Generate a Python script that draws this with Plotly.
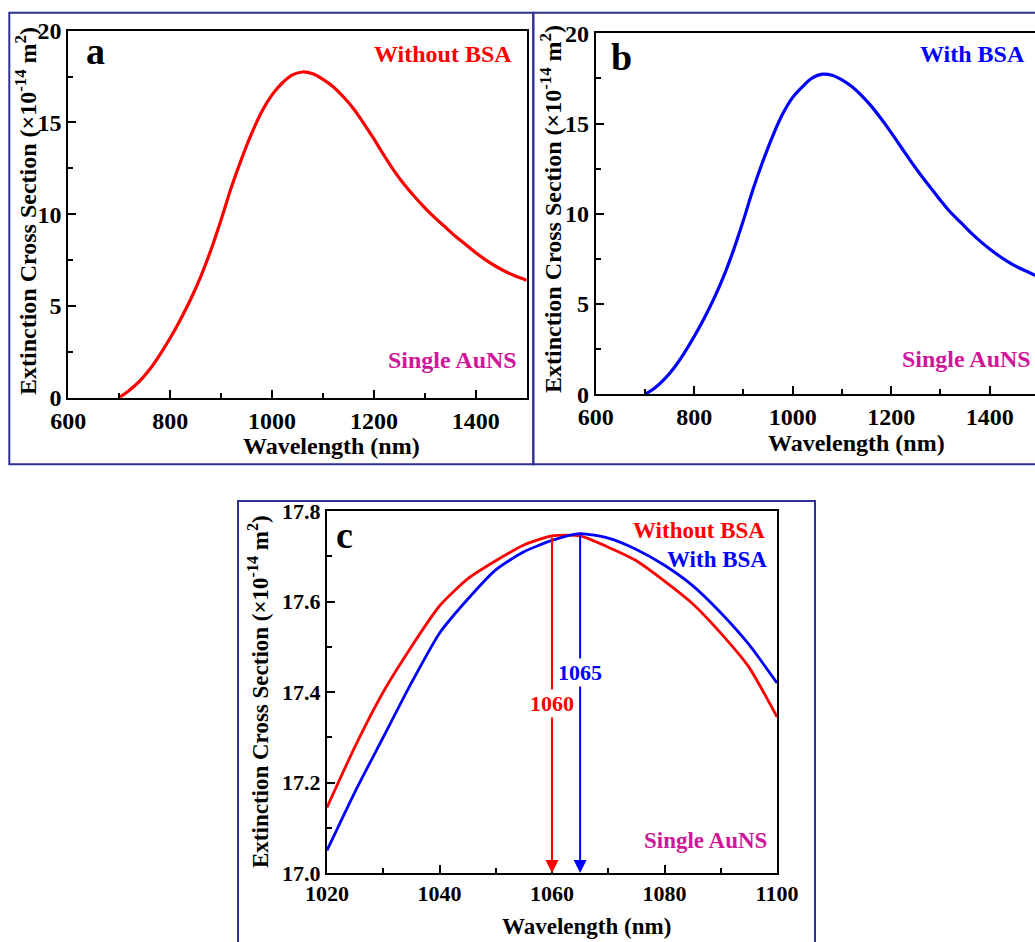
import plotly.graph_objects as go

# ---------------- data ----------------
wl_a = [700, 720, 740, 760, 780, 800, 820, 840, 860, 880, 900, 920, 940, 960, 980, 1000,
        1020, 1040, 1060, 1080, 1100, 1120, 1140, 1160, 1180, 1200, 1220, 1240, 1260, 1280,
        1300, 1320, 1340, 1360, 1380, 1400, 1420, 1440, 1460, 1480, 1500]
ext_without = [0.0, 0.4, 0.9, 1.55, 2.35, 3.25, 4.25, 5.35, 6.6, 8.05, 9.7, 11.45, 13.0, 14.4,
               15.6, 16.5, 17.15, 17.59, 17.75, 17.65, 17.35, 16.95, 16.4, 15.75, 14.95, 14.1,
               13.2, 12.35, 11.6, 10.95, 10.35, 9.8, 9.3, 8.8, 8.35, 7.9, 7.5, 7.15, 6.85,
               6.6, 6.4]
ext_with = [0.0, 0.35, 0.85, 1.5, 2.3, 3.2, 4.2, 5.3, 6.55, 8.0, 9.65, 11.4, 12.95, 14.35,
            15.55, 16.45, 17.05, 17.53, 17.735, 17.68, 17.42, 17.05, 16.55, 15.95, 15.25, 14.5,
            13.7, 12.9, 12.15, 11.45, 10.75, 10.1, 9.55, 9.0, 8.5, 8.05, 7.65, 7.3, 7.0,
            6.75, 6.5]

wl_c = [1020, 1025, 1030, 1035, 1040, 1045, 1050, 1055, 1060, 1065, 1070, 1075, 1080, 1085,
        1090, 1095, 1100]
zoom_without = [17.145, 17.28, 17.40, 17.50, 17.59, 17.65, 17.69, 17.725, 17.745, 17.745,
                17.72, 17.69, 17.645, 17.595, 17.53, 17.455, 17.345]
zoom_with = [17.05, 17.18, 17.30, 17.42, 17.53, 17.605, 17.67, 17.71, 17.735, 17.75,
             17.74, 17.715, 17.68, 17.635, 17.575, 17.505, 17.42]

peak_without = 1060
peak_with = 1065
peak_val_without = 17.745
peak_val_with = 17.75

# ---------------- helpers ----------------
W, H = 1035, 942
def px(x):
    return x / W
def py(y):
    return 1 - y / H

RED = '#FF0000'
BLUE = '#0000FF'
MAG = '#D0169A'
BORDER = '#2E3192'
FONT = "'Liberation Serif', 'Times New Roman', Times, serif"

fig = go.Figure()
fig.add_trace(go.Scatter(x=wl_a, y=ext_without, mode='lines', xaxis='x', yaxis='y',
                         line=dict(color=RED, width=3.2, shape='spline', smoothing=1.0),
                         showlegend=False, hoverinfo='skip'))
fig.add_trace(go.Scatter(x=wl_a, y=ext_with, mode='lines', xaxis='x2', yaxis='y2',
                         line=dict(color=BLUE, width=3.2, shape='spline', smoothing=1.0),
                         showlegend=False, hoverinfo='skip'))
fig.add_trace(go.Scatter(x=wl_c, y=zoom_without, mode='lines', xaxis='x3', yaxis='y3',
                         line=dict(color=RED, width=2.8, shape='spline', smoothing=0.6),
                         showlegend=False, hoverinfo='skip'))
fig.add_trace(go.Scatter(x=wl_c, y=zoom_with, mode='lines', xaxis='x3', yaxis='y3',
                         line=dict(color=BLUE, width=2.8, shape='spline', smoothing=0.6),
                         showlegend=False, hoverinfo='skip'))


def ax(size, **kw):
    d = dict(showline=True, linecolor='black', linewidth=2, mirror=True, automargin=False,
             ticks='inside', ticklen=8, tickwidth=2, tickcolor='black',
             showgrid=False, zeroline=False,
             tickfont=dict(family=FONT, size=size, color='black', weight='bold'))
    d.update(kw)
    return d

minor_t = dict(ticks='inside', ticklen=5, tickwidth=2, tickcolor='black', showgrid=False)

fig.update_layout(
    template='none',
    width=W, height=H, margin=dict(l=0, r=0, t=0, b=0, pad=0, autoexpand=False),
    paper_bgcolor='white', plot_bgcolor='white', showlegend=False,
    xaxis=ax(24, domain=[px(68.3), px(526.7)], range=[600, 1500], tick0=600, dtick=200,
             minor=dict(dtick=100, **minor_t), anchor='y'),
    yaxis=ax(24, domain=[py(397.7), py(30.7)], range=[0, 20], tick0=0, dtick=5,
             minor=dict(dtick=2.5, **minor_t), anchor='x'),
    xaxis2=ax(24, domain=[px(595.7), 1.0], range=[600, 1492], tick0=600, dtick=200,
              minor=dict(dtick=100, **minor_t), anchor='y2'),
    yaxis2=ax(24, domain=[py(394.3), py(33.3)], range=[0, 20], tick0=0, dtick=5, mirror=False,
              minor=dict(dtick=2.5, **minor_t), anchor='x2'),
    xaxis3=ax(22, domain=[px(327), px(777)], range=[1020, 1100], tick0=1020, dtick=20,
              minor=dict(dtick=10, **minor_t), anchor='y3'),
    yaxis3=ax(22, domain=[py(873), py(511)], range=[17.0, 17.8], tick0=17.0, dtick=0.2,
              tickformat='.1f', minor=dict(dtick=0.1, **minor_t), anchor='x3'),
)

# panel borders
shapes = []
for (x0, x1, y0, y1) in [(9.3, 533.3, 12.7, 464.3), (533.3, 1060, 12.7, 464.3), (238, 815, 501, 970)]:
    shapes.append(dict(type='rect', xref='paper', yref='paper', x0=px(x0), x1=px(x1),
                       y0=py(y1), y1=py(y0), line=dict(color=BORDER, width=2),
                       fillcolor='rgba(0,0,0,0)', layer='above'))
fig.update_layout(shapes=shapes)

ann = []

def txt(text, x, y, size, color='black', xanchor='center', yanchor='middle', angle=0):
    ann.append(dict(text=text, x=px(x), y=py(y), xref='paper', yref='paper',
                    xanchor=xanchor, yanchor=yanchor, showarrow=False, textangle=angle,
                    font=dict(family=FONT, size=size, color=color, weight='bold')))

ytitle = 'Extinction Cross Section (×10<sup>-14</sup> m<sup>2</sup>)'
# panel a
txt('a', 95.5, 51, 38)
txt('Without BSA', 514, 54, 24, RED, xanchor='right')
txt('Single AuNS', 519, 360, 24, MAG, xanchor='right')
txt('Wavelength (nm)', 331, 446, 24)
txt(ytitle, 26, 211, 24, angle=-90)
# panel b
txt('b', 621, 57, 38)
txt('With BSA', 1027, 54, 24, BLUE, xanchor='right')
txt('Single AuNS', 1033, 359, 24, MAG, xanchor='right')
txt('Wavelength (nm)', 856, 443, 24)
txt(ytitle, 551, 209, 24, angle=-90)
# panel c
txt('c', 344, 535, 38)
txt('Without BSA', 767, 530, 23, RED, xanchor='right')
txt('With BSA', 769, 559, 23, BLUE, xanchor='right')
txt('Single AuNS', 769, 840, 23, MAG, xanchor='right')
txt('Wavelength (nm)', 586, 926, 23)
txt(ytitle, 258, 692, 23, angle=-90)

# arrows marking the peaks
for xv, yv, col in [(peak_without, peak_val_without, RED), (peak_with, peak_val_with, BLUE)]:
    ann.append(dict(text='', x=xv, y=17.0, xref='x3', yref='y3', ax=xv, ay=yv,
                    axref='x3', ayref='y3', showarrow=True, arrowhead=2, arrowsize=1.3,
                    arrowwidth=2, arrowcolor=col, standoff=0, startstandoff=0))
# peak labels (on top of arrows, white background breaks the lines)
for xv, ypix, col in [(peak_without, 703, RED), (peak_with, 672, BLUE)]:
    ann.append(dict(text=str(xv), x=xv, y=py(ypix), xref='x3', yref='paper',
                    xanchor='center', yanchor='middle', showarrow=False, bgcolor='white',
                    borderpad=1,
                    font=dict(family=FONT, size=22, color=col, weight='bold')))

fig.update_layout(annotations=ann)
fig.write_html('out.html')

****************

> **Problem description**: All of the data above should be quoted exactly, except for the pictures.

> **Problem solution**:
Generate a Python script that draws this with Plotly.
import plotly.graph_objects as go

# ---------------- data ----------------
wl_a = [700, 720, 740, 760, 780, 800, 820, 840, 860, 880, 900, 920, 940, 960, 980, 1000,
        1020, 1040, 1060, 1080, 1100, 1120, 1140, 1160, 1180, 1200, 1220, 1240, 1260, 1280,
        1300, 1320, 1340, 1360, 1380, 1400, 1420, 1440, 1460, 1480, 1500]
ext_without = [0.0, 0.4, 0.9, 1.55, 2.35, 3.25, 4.25, 5.35, 6.6, 8.05, 9.7, 11.45, 13.0, 14.4,
               15.6, 16.5, 17.15, 17.59, 17.75, 17.65, 17.35, 16.95, 16.4, 15.75, 14.95, 14.1,
               13.2, 12.35, 11.6, 10.95, 10.35, 9.8, 9.3, 8.8, 8.35, 7.9, 7.5, 7.15, 6.85,
               6.6, 6.4]
ext_with = [0.0, 0.35, 0.85, 1.5, 2.3, 3.2, 4.2, 5.3, 6.55, 8.0, 9.65, 11.4, 12.95, 14.35,
            15.55, 16.45, 17.05, 17.53, 17.735, 17.68, 17.42, 17.05, 16.55, 15.95, 15.25, 14.5,
            13.7, 12.9, 12.15, 11.45, 10.75, 10.1, 9.55, 9.0, 8.5, 8.05, 7.65, 7.3, 7.0,
            6.75, 6.5]

wl_c = [1020, 1025, 1030, 1035, 1040, 1045, 1050, 1055, 1060, 1065, 1070, 1075, 1080, 1085,
        1090, 1095, 1100]
zoom_without = [17.145, 17.28, 17.40, 17.50, 17.59, 17.65, 17.69, 17.725, 17.745, 17.745,
                17.72, 17.69, 17.645, 17.595, 17.53, 17.455, 17.345]
zoom_with = [17.05, 17.18, 17.30, 17.42, 17.53, 17.605, 17.67, 17.71, 17.735, 17.75,
             17.74, 17.715, 17.68, 17.635, 17.575, 17.505, 17.42]

peak_without = 1060
peak_with = 1065
peak_val_without = 17.745
peak_val_with = 17.75

# ---------------- helpers ----------------
W, H = 1035, 942
def px(x):
    return x / W
def py(y):
    return 1 - y / H

RED = '#FF0000'
BLUE = '#0000FF'
MAG = '#D0169A'
BORDER = '#2E3192'
FONT = "'Liberation Serif', 'Times New Roman', Times, serif"

fig = go.Figure()
fig.add_trace(go.Scatter(x=wl_a, y=ext_without, mode='lines', xaxis='x', yaxis='y',
                         line=dict(color=RED, width=3.2, shape='spline', smoothing=1.0),
                         showlegend=False, hoverinfo='skip'))
fig.add_trace(go.Scatter(x=wl_a, y=ext_with, mode='lines', xaxis='x2', yaxis='y2',
                         line=dict(color=BLUE, width=3.2, shape='spline', smoothing=1.0),
                         showlegend=False, hoverinfo='skip'))
fig.add_trace(go.Scatter(x=wl_c, y=zoom_without, mode='lines', xaxis='x3', yaxis='y3',
                         line=dict(color=RED, width=2.8, shape='spline', smoothing=0.6),
                         showlegend=False, hoverinfo='skip'))
fig.add_trace(go.Scatter(x=wl_c, y=zoom_with, mode='lines', xaxis='x3', yaxis='y3',
                         line=dict(color=BLUE, width=2.8, shape='spline', smoothing=0.6),
                         showlegend=False, hoverinfo='skip'))


def ax(size, **kw):
    d = dict(showline=True, linecolor='black', linewidth=2, mirror=True, automargin=False,
             ticks='inside', ticklen=8, tickwidth=2, tickcolor='black',
             showgrid=False, zeroline=False,
             tickfont=dict(family=FONT, size=size, color='black', weight='bold'))
    d.update(kw)
    return d

minor_t = dict(ticks='inside', ticklen=5, tickwidth=2, tickcolor='black', showgrid=False)

fig.update_layout(
    template='none',
    width=W, height=H, margin=dict(l=0, r=0, t=0, b=0, pad=0, autoexpand=False),
    paper_bgcolor='white', plot_bgcolor='white', showlegend=False,
    xaxis=ax(24, domain=[px(68.3), px(526.7)], range=[600, 1500], tick0=600, dtick=200,
             minor=dict(dtick=100, **minor_t), anchor='y'),
    yaxis=ax(24, domain=[py(397.7), py(30.7)], range=[0, 20], tick0=0, dtick=5,
             minor=dict(dtick=2.5, **minor_t), anchor='x'),
    xaxis2=ax(24, domain=[px(595.7), 1.0], range=[600, 1492], tick0=600, dtick=200,
              minor=dict(dtick=100, **minor_t), anchor='y2'),
    yaxis2=ax(24, domain=[py(394.3), py(33.3)], range=[0, 20], tick0=0, dtick=5, mirror=False,
              minor=dict(dtick=2.5, **minor_t), anchor='x2'),
    xaxis3=ax(22, domain=[px(327), px(777)], range=[1020, 1100], tick0=1020, dtick=20,
              minor=dict(dtick=10, **minor_t), anchor='y3'),
    yaxis3=ax(22, domain=[py(873), py(511)], range=[17.0, 17.8], tick0=17.0, dtick=0.2,
              tickformat='.1f', minor=dict(dtick=0.1, **minor_t), anchor='x3'),
)

# panel borders
shapes = []
for (x0, x1, y0, y1) in [(9.3, 533.3, 12.7, 464.3), (533.3, 1060, 12.7, 464.3), (238, 815, 501, 970)]:
    shapes.append(dict(type='rect', xref='paper', yref='paper', x0=px(x0), x1=px(x1),
                       y0=py(y1), y1=py(y0), line=dict(color=BORDER, width=2),
                       fillcolor='rgba(0,0,0,0)', layer='above'))
fig.update_layout(shapes=shapes)

ann = []

def txt(text, x, y, size, color='black', xanchor='center', yanchor='middle', angle=0):
    ann.append(dict(text=text, x=px(x), y=py(y), xref='paper', yref='paper',
                    xanchor=xanchor, yanchor=yanchor, showarrow=False, textangle=angle,
                    font=dict(family=FONT, size=size, color=color, weight='bold')))

ytitle = 'Extinction Cross Section (×10<sup>-14</sup> m<sup>2</sup>)'
# panel a
txt('a', 95.5, 51, 38)
txt('Without BSA', 514, 54, 24, RED, xanchor='right')
txt('Single AuNS', 519, 360, 24, MAG, xanchor='right')
txt('Wavelength (nm)', 331, 446, 24)
txt(ytitle, 26, 211, 24, angle=-90)
# panel b
txt('b', 621, 57, 38)
txt('With BSA', 1027, 54, 24, BLUE, xanchor='right')
txt('Single AuNS', 1033, 359, 24, MAG, xanchor='right')
txt('Wavelength (nm)', 856, 443, 24)
txt(ytitle, 551, 209, 24, angle=-90)
# panel c
txt('c', 344, 535, 38)
txt('Without BSA', 767, 530, 23, RED, xanchor='right')
txt('With BSA', 769, 559, 23, BLUE, xanchor='right')
txt('Single AuNS', 769, 840, 23, MAG, xanchor='right')
txt('Wavelength (nm)', 586, 926, 23)
txt(ytitle, 258, 692, 23, angle=-90)

# arrows marking the peaks
for xv, yv, col in [(peak_without, peak_val_without, RED), (peak_with, peak_val_with, BLUE)]:
    ann.append(dict(text='', x=xv, y=17.0, xref='x3', yref='y3', ax=xv, ay=yv,
                    axref='x3', ayref='y3', showarrow=True, arrowhead=2, arrowsize=1.3,
                    arrowwidth=2, arrowcolor=col, standoff=0, startstandoff=0))
# peak labels (on top of arrows, white background breaks the lines)
for xv, ypix, col in [(peak_without, 703, RED), (peak_with, 672, BLUE)]:
    ann.append(dict(text=str(xv), x=xv, y=py(ypix), xref='x3', yref='paper',
                    xanchor='center', yanchor='middle', showarrow=False, bgcolor='white',
                    borderpad=1,
                    font=dict(family=FONT, size=22, color=col, weight='bold')))

fig.update_layout(annotations=ann)
fig.write_html('out.html')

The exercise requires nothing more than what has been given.